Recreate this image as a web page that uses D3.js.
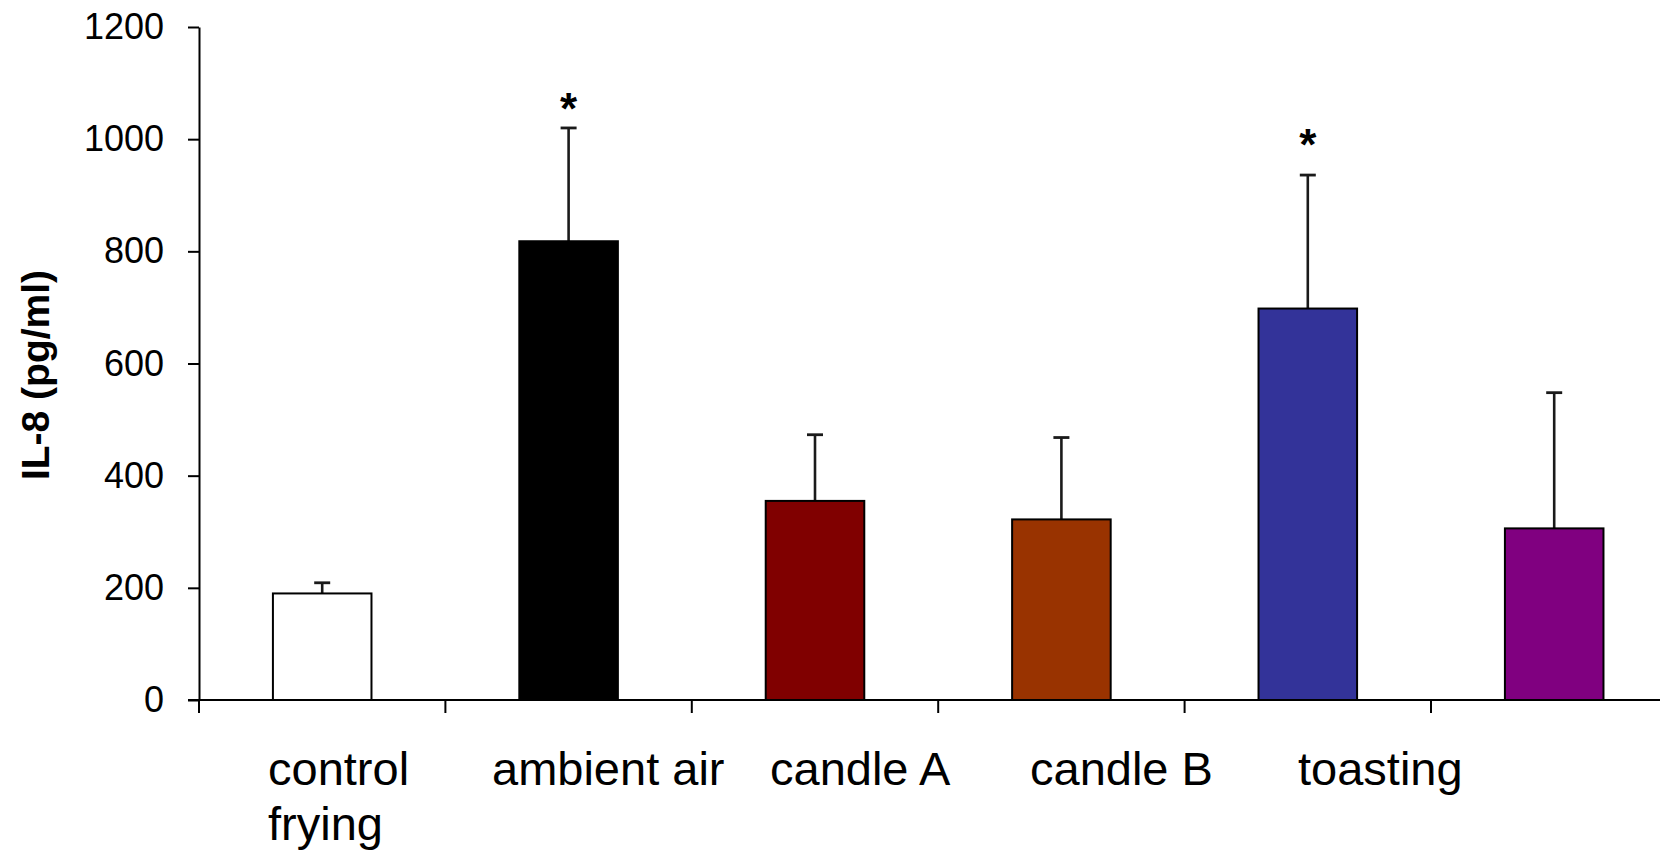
<!DOCTYPE html>
<html>
<head>
<meta charset="utf-8">
<script src="https://cdn.jsdelivr.net/npm/d3@7"></script>
<style>
  html, body { margin: 0; padding: 0; background: #fff; }
  svg { display: block; font-family: "Liberation Sans", Arial, sans-serif; }
</style>
</head>
<body>
<svg id="chart" width="1660" height="851"></svg>
<script>
// ---- data ----
const categories = ["control", "ambient air", "candle A", "candle B", "toasting", "frying"];
const means      = [190, 818, 355, 322, 698, 306];
const errorsUp   = [19, 202, 118, 146, 238, 242];
const significant = [false, true, false, false, true, false];
const starValues = [null, 1073, null, null, 1009, null];
const barColors  = ["#ffffff", "#000000", "#800000", "#993300", "#333399", "#800080"];
const yTicks     = [0, 200, 400, 600, 800, 1000, 1200];
const yLabel     = "IL-8 (pg/ml)";

// ---- layout ----
const svg = d3.select("#chart");
const x0 = 199, y0 = 700, yTop = 27, step = 246.4;

const y = d3.scaleLinear().domain([0, 1200]).range([y0, yTop]);
const x = d3.scaleBand().domain(categories)
  .range([x0, x0 + step * categories.length])
  .paddingInner(0.6).paddingOuter(0.3);

// y axis
const yAxis = d3.axisLeft(y).tickValues(yTicks).tickFormat(d3.format("d"))
  .tickSize(11).tickSizeOuter(0).tickPadding(24);
const gy = svg.append("g").attr("transform", `translate(${x0},0)`).call(yAxis);
gy.select(".domain").attr("stroke", "#000").attr("stroke-width", 2);
gy.selectAll(".tick line").attr("stroke", "#000").attr("stroke-width", 2);
gy.selectAll(".tick text").attr("font-size", 36).attr("fill", "#000")
  .attr("font-family", "Liberation Sans, Arial, sans-serif");

// x axis line (baseline) and category boundary ticks
svg.append("line").attr("x1", x0 - 11).attr("x2", 1660).attr("y1", y0).attr("y2", y0)
  .attr("stroke", "#000").attr("stroke-width", 2);
const boundaries = d3.range(categories.length + 1).map(i => x0 + step * i);
svg.append("g").selectAll("line").data(boundaries).join("line")
  .attr("x1", d => d).attr("x2", d => d).attr("y1", y0).attr("y2", y0 + 13)
  .attr("stroke", "#000").attr("stroke-width", 2);

// bars
const data = categories.map((c, i) => ({ c, v: means[i], e: errorsUp[i], col: barColors[i], sig: significant[i], star: starValues[i] }));

// error bars (upper only)
const eg = svg.append("g");
eg.selectAll("line.stem").data(data).join("line").attr("class", "stem")
  .attr("x1", d => x(d.c) + x.bandwidth() / 2).attr("x2", d => x(d.c) + x.bandwidth() / 2)
  .attr("y1", d => y(d.v)).attr("y2", d => y(d.v + d.e))
  .attr("stroke", "#1a1a1a").attr("stroke-width", 2.6);
eg.selectAll("line.cap").data(data).join("line").attr("class", "cap")
  .attr("x1", d => x(d.c) + x.bandwidth() / 2 - 8).attr("x2", d => x(d.c) + x.bandwidth() / 2 + 8)
  .attr("y1", d => y(d.v + d.e)).attr("y2", d => y(d.v + d.e))
  .attr("stroke", "#1a1a1a").attr("stroke-width", 2.8);

svg.append("g").selectAll("rect").data(data).join("rect")
  .attr("x", d => x(d.c)).attr("width", x.bandwidth())
  .attr("y", d => y(d.v)).attr("height", d => y(0) - y(d.v))
  .attr("fill", d => d.col).attr("stroke", "#000").attr("stroke-width", 2);

// significance stars
svg.append("g").selectAll("text").data(data.filter(d => d.sig)).join("text")
  .attr("x", d => x(d.c) + x.bandwidth() / 2)
  .attr("y", d => y(d.star) + 26)
  .attr("text-anchor", "middle").attr("font-size", 44).attr("font-weight", "bold")
  .text("*");

// category labels (written as one wrapped text run in the original)
const labelStarts = [268, 492, 770, 1030, 1298, 268];
const labelLines  = [0, 0, 0, 0, 0, 1];
svg.append("g").selectAll("text").data(categories).join("text")
  .attr("x", (d, i) => labelStarts[i])
  .attr("y", (d, i) => 785 + labelLines[i] * 55)
  .attr("font-size", 47).attr("fill", "#000")
  .text(d => d);

// y label
svg.append("text")
  .attr("transform", "translate(49,375) rotate(-90)")
  .attr("text-anchor", "middle").attr("font-size", 39).attr("font-weight", "bold")
  .text(yLabel);
</script>
</body>
</html>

-*-*-

▶ _TO BE DONE_: Set the pictures aside and transcribe the data above exactly.

▶ _SOLUTION TO THIS EXERCISE_:
Recreate this image as a web page that uses D3.js.
<!DOCTYPE html>
<html>
<head>
<meta charset="utf-8">
<script src="https://cdn.jsdelivr.net/npm/d3@7"></script>
<style>
  html, body { margin: 0; padding: 0; background: #fff; }
  svg { display: block; font-family: "Liberation Sans", Arial, sans-serif; }
</style>
</head>
<body>
<svg id="chart" width="1660" height="851"></svg>
<script>
// ---- data ----
const categories = ["control", "ambient air", "candle A", "candle B", "toasting", "frying"];
const means      = [190, 818, 355, 322, 698, 306];
const errorsUp   = [19, 202, 118, 146, 238, 242];
const significant = [false, true, false, false, true, false];
const starValues = [null, 1073, null, null, 1009, null];
const barColors  = ["#ffffff", "#000000", "#800000", "#993300", "#333399", "#800080"];
const yTicks     = [0, 200, 400, 600, 800, 1000, 1200];
const yLabel     = "IL-8 (pg/ml)";

// ---- layout ----
const svg = d3.select("#chart");
const x0 = 199, y0 = 700, yTop = 27, step = 246.4;

const y = d3.scaleLinear().domain([0, 1200]).range([y0, yTop]);
const x = d3.scaleBand().domain(categories)
  .range([x0, x0 + step * categories.length])
  .paddingInner(0.6).paddingOuter(0.3);

// y axis
const yAxis = d3.axisLeft(y).tickValues(yTicks).tickFormat(d3.format("d"))
  .tickSize(11).tickSizeOuter(0).tickPadding(24);
const gy = svg.append("g").attr("transform", `translate(${x0},0)`).call(yAxis);
gy.select(".domain").attr("stroke", "#000").attr("stroke-width", 2);
gy.selectAll(".tick line").attr("stroke", "#000").attr("stroke-width", 2);
gy.selectAll(".tick text").attr("font-size", 36).attr("fill", "#000")
  .attr("font-family", "Liberation Sans, Arial, sans-serif");

// x axis line (baseline) and category boundary ticks
svg.append("line").attr("x1", x0 - 11).attr("x2", 1660).attr("y1", y0).attr("y2", y0)
  .attr("stroke", "#000").attr("stroke-width", 2);
const boundaries = d3.range(categories.length + 1).map(i => x0 + step * i);
svg.append("g").selectAll("line").data(boundaries).join("line")
  .attr("x1", d => d).attr("x2", d => d).attr("y1", y0).attr("y2", y0 + 13)
  .attr("stroke", "#000").attr("stroke-width", 2);

// bars
const data = categories.map((c, i) => ({ c, v: means[i], e: errorsUp[i], col: barColors[i], sig: significant[i], star: starValues[i] }));

// error bars (upper only)
const eg = svg.append("g");
eg.selectAll("line.stem").data(data).join("line").attr("class", "stem")
  .attr("x1", d => x(d.c) + x.bandwidth() / 2).attr("x2", d => x(d.c) + x.bandwidth() / 2)
  .attr("y1", d => y(d.v)).attr("y2", d => y(d.v + d.e))
  .attr("stroke", "#1a1a1a").attr("stroke-width", 2.6);
eg.selectAll("line.cap").data(data).join("line").attr("class", "cap")
  .attr("x1", d => x(d.c) + x.bandwidth() / 2 - 8).attr("x2", d => x(d.c) + x.bandwidth() / 2 + 8)
  .attr("y1", d => y(d.v + d.e)).attr("y2", d => y(d.v + d.e))
  .attr("stroke", "#1a1a1a").attr("stroke-width", 2.8);

svg.append("g").selectAll("rect").data(data).join("rect")
  .attr("x", d => x(d.c)).attr("width", x.bandwidth())
  .attr("y", d => y(d.v)).attr("height", d => y(0) - y(d.v))
  .attr("fill", d => d.col).attr("stroke", "#000").attr("stroke-width", 2);

// significance stars
svg.append("g").selectAll("text").data(data.filter(d => d.sig)).join("text")
  .attr("x", d => x(d.c) + x.bandwidth() / 2)
  .attr("y", d => y(d.star) + 26)
  .attr("text-anchor", "middle").attr("font-size", 44).attr("font-weight", "bold")
  .text("*");

// category labels (written as one wrapped text run in the original)
const labelStarts = [268, 492, 770, 1030, 1298, 268];
const labelLines  = [0, 0, 0, 0, 0, 1];
svg.append("g").selectAll("text").data(categories).join("text")
  .attr("x", (d, i) => labelStarts[i])
  .attr("y", (d, i) => 785 + labelLines[i] * 55)
  .attr("font-size", 47).attr("fill", "#000")
  .text(d => d);

// y label
svg.append("text")
  .attr("transform", "translate(49,375) rotate(-90)")
  .attr("text-anchor", "middle").attr("font-size", 39).attr("font-weight", "bold")
  .text(yLabel);
</script>
</body>
</html>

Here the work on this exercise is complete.